Speaking with Breitbart News on the sidelines of Turning Point USA AmericaFest in Phoenix, Kentucky Republican U.S. Senate candidate Nate Morris delivered a blistering indictment of the Washington establishment, taking direct aim at outgoing Senate power broker Mitch McConnell and the culture of career politics he says has hollowed out American government.
Morris didn’t mince words. He described McConnell as a living symbol of everything grassroots conservatives have come to despise about Washington: entrenched power, detachment from reality, and politicians who cling to office long after they should have stepped aside. With McConnell announcing earlier this year that he will retire when his term ends in 2026, Morris argued the decision came far too late.

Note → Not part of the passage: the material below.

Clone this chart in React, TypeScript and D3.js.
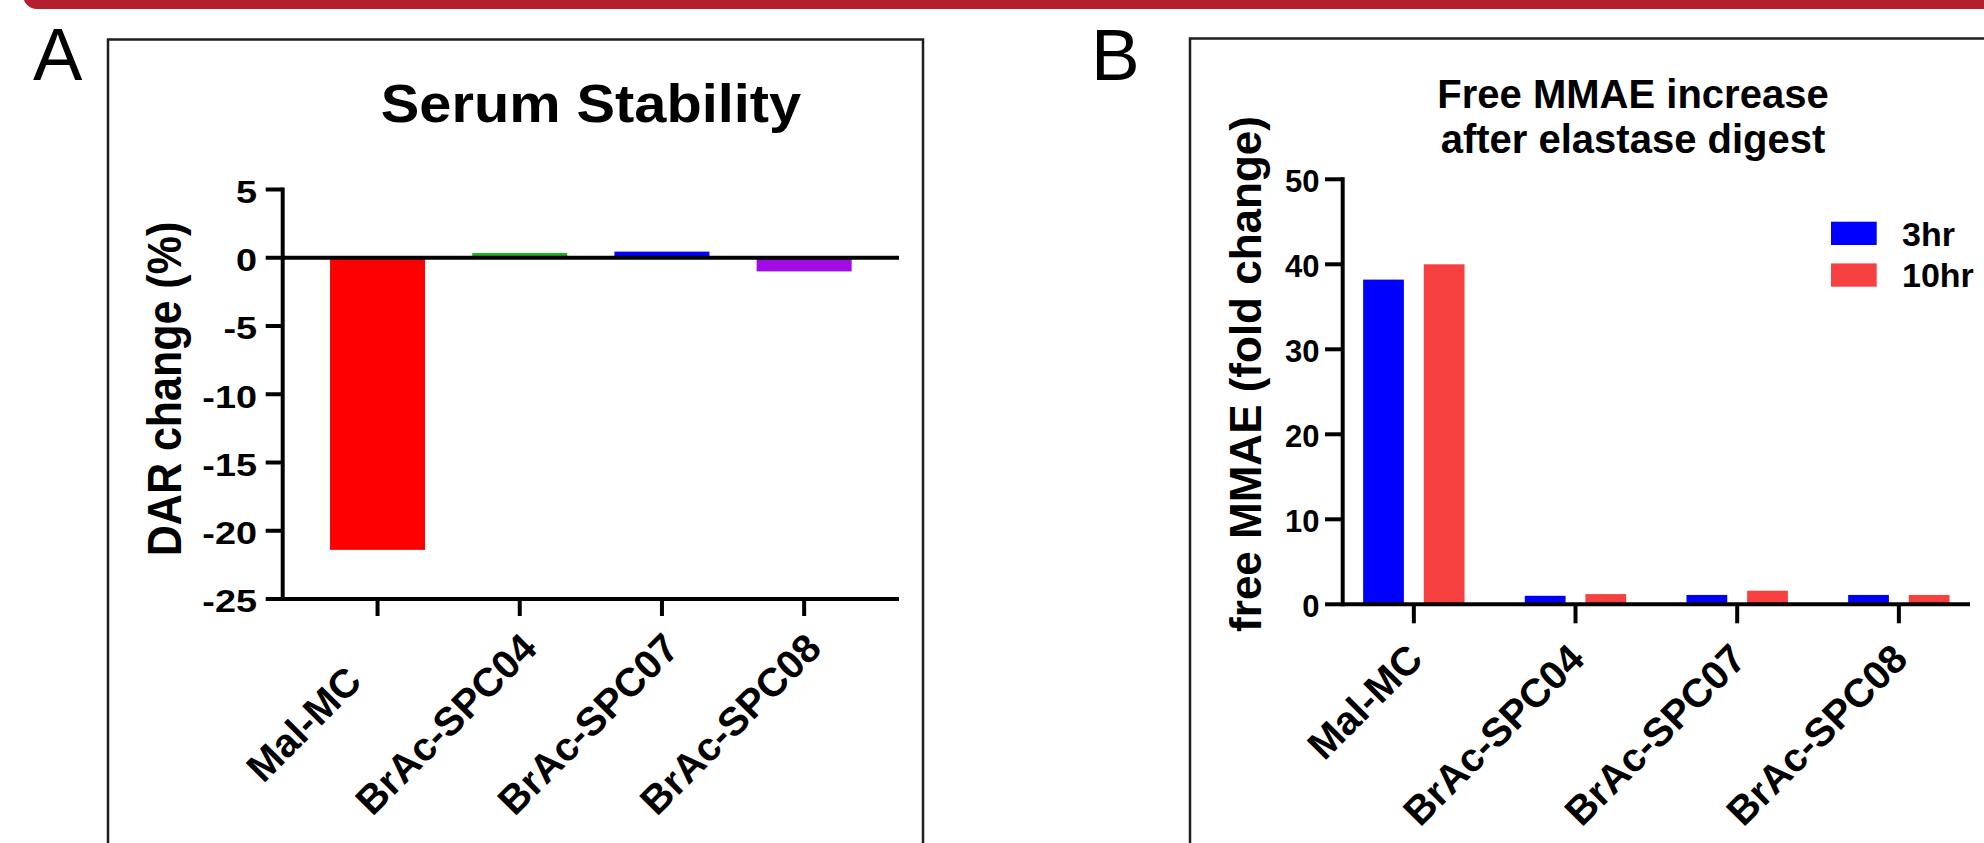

According to Morris, the public episodes McConnell has suffered in recent years are not just personal moments of concern, but glaring evidence of a broader failure inside the Senate. He said that in any private-sector job, repeated public freezes and visible lapses would result in immediate retirement, yet Washington’s political class shields its own. Morris noted that Republicans rightly criticized Joe Biden for similar issues, and he sees no reason McConnell should be exempt from the same scrutiny simply because he holds an “R” next to his name.
Morris also revealed that when he previously raised concerns about McConnell’s fitness for office at a public event in Kentucky, he was promptly attacked by McConnell’s political operation. That response, Morris suggested, only reinforced the sense that entrenched insiders care more about protecting power than serving voters or maintaining basic standards of competence.
Broadening his critique, Morris lumped McConnell in with the same generation of career politicians who have dominated Washington for decades while the country changed around them. He pointed out that many of these figures entered politics before the internet existed, before the modern economy took shape, and before the challenges facing today’s working families even emerged. In Morris’ view, that disconnect explains why Washington keeps producing policies that benefit bureaucrats and donors instead of ordinary Americans.
Perhaps most damning was Morris’ focus on McConnell’s personal wealth. He highlighted the fact that McConnell entered public life with little money, yet now reports a net worth north of $100 million. Morris stopped short of direct accusations, but his implication was clear: no one spends decades in Washington and leaves fabulously wealthy by accident. To Morris, this pattern is not unique to McConnell but endemic to a system that rewards loyalty to the swamp over accountability to voters.
For Morris, the solution is straightforward. Career politicians must be removed, not managed. The Senate, he argued, needs outsiders, business leaders, and citizens who understand the real economy rather than professional politicians who have spent their entire adult lives insulated from its consequences.
As the Kentucky Senate race heats up, Morris’ message is resonating with grassroots conservatives eager to see a clean break from the McConnell era. His remarks reflect a broader MAGA sentiment that the Republican Party cannot move forward until it decisively breaks with the old guard—and that retirement announcements, however welcome, are no substitute for long-overdue accountability.